Victoria Bick, the head gardener for the historic site, says she loves this project because, “it expands what we get to do with our produce. Our primary reason for being is education, to have people come into the garden and see what we’re doing. But the hops is something we’ve never used before for the purpose for which it was intended, which is beer.”

Prince-Reid can’t say enough about the castle staff. “They were fantastic. They were so enthusiastic, and knowledgable about the history of the castle. I had an indescribably fun time hanging around the grounds,  and harvesting the hops with them.”

Paul Spadafora, Valentino’s general manager, hopes the hops experiment will bear fruit for years to come. “To me it’s a natural connection. This incredible garden is just down the road,” he says. “I am extremely passionate about our industry and if an opportunity arises that is something different, something outside the box, you need to go for it. I think it’s always for restauranteurs to adapt and keep people interested,” Spadafora added.

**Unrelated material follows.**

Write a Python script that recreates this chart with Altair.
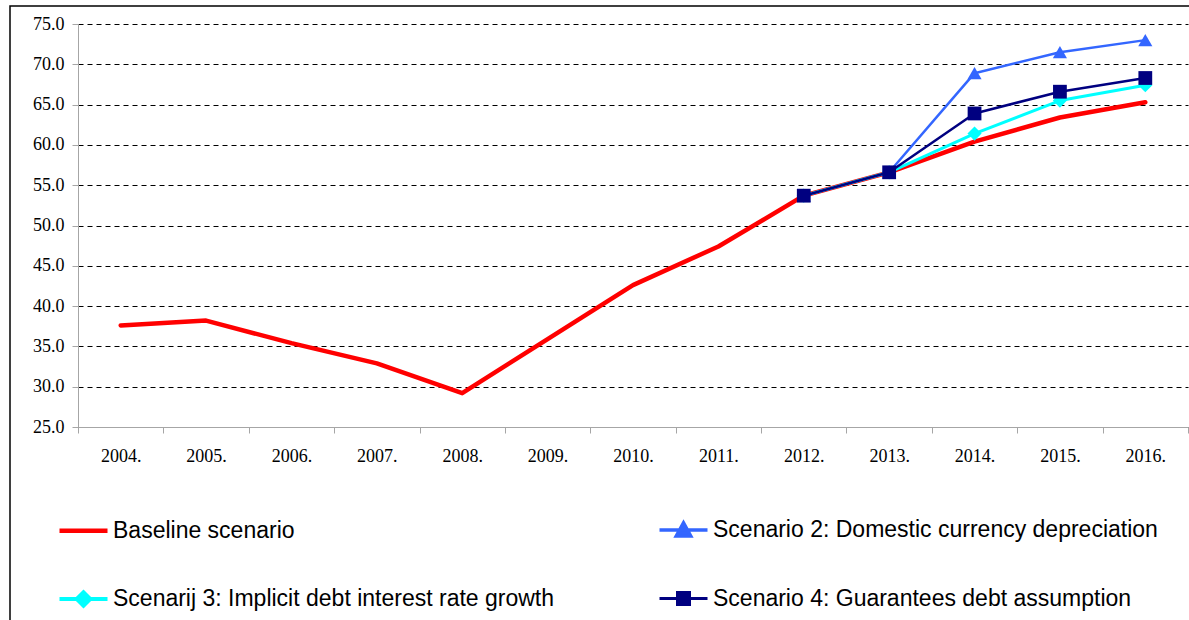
import altair as alt
import pandas as pd

years = ["2004.", "2005.", "2006.", "2007.", "2008.", "2009.", "2010.",
         "2011.", "2012.", "2013.", "2014.", "2015.", "2016."]

series_names = [
    "Baseline scenario",
    "Scenario 2: Domestic currency depreciation",
    "Scenarij 3: Implicit debt interest rate growth",
    "Scenario 4: Guarantees debt assumption",
]

baseline = [37.6, 38.2, 35.4, 32.9, 29.2, 35.9, 42.6, 47.4, 53.7, 56.6, 60.4, 63.4, 65.3]
scenario2 = [None] * 8 + [53.7, 56.6, 68.9, 71.5, 73.0]
scenario3 = [None] * 8 + [53.7, 56.6, 61.4, 65.5, 67.4]
scenario4 = [None] * 8 + [53.7, 56.6, 63.9, 66.6, 68.3]

colors = ["#FF0000", "#3366FF", "#00FFFF", "#000080"]
widths = [4.5, 2.5, 3, 2.5]
point_shapes = [None, "triangle-up", "diamond", "square"]
point_sizes = [0, 200, 200, 190]

# legend symbols: line segment plus marker (unit square -1..1)
legend_paths = [
    "M-1,0H1",
    "M-1,0H1M0,-0.30L0.30,0.24L-0.30,0.24Z",
    "M-1,0H1M-0.28,0L0,-0.28L0.28,0L0,0.28Z",
    "M-1,0H1M-0.25,-0.25H0.25V0.25H-0.25Z",
]
# legend fills columns first: this order gives rows (Baseline, Scenario 2), (Scenarij 3, Scenario 4)
legend_order = [0, 2, 1, 3]

values = [baseline, scenario2, scenario3, scenario4]
rows = []
for name, vals in zip(series_names, values):
    for yr, v in zip(years, vals):
        if v is not None:
            rows.append({"year": yr, "value": v, "series": name})
df = pd.DataFrame(rows)

x_enc = alt.X(
    "year:N",
    scale=alt.Scale(type="band", domain=years, paddingInner=0, paddingOuter=0),
    axis=alt.Axis(
        title=None, labelAngle=0, tickBand="extent", grid=False,
        domainColor="#A6A6A6", tickColor="#A6A6A6", tickSize=6,
        labelFont="Liberation Serif", labelFontSize=18, labelColor="black",
        labelPadding=14,
    ),
)
y_enc = alt.Y(
    "value:Q",
    scale=alt.Scale(domain=[25, 75], nice=False, zero=False),
    axis=alt.Axis(
        title=None, values=list(range(25, 80, 5)), format=".1f",
        grid=True, gridDash=[5, 4], gridColor="#000000", gridWidth=1,
        domainColor="#A6A6A6", tickColor="#A6A6A6", tickSize=6,
        labelFont="Liberation Serif", labelFontSize=18, labelColor="black",
        labelPadding=8,
    ),
)

base = alt.Chart(df)

frame = alt.Chart(pd.DataFrame({"a": [0]})).mark_rect(
    filled=False, stroke="black", strokeWidth=1.5
).encode(
    x=alt.value(-68), x2=alt.value(1300), y=alt.value(-18), y2=alt.value(900)
)

layers = [frame]
for name, col, w, shp, sz in zip(series_names, colors, widths, point_shapes, point_sizes):
    sub = base.transform_filter(alt.datum.series == name)
    layers.append(
        sub.mark_line(color=col, strokeWidth=w, strokeCap="round", strokeJoin="round")
        .encode(x=x_enc, y=y_enc)
    )
    if shp is not None:
        layers.append(
            sub.mark_point(shape=shp, size=sz, filled=True, color=col, opacity=1)
            .encode(x=x_enc, y=y_enc)
        )

leg = alt.Legend(
    title=None, orient="none", legendX=-21, legendY=480, columns=2,
    columnPadding=97, rowPadding=30, symbolSize=2304, labelOffset=3,
    labelFont="Liberation Sans", labelFontSize=23, labelColor="black",
    labelLimit=800, padding=0, symbolOpacity=1,
)

leg_names = [series_names[i] for i in legend_order]
leg_colors = [colors[i] for i in legend_order]
leg_paths = [legend_paths[i] for i in legend_order]
leg_widths = [widths[i] for i in legend_order]

legend_layer = base.transform_filter("false").mark_point(filled=True).encode(
    x=x_enc, y=y_enc,
    fill=alt.Fill("series:N", scale=alt.Scale(domain=leg_names, range=leg_colors), legend=leg),
    stroke=alt.Stroke("series:N", scale=alt.Scale(domain=leg_names, range=leg_colors), legend=leg),
    shape=alt.Shape("series:N", scale=alt.Scale(domain=leg_names, range=leg_paths), legend=leg),
    strokeWidth=alt.StrokeWidth("series:N", scale=alt.Scale(domain=leg_names, range=leg_widths), legend=leg),
)
layers.append(legend_layer)

chart = alt.layer(*layers).properties(
    width=1110, height=403,
    autosize=alt.AutoSizeParams(type="none"),
    padding={"left": 78, "top": 24, "right": 1, "bottom": 193},
    background="white",
).configure_view(stroke=None)

chart.save("out.html", embed_options={"renderer": "svg", "actions": False})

Next year Prince-Reid wants to use the Dundurn Castle hops to brew both a bitter and a batch of “small beer”, the sort that would have been served to servants, women and children in the castle’s heyday.

Bick loves that idea because they might be able to have visitors sample something that was a staple of the household.

But, this year, the very first batch of Reid’s Dundurn Ale will be launched at a free event in the Hayloft of Dundurn Castle in Hamilton, Ontario on December 16 from noon to 4 p.m.. Visitors will be able to sample the first batch of Reid’s Dundurn Ale and try some bread made from the spent grains that went into the beer itself.

The new beer will then be exclusively available at Valentino’s Restaurants while supplies last.

“Craft beer is so popular at the moment, we need to take advantage any way we can,” says Spadafora. “An opportunity like this to collaborate with a well known icon like Dundurn will benefit us tremendously.”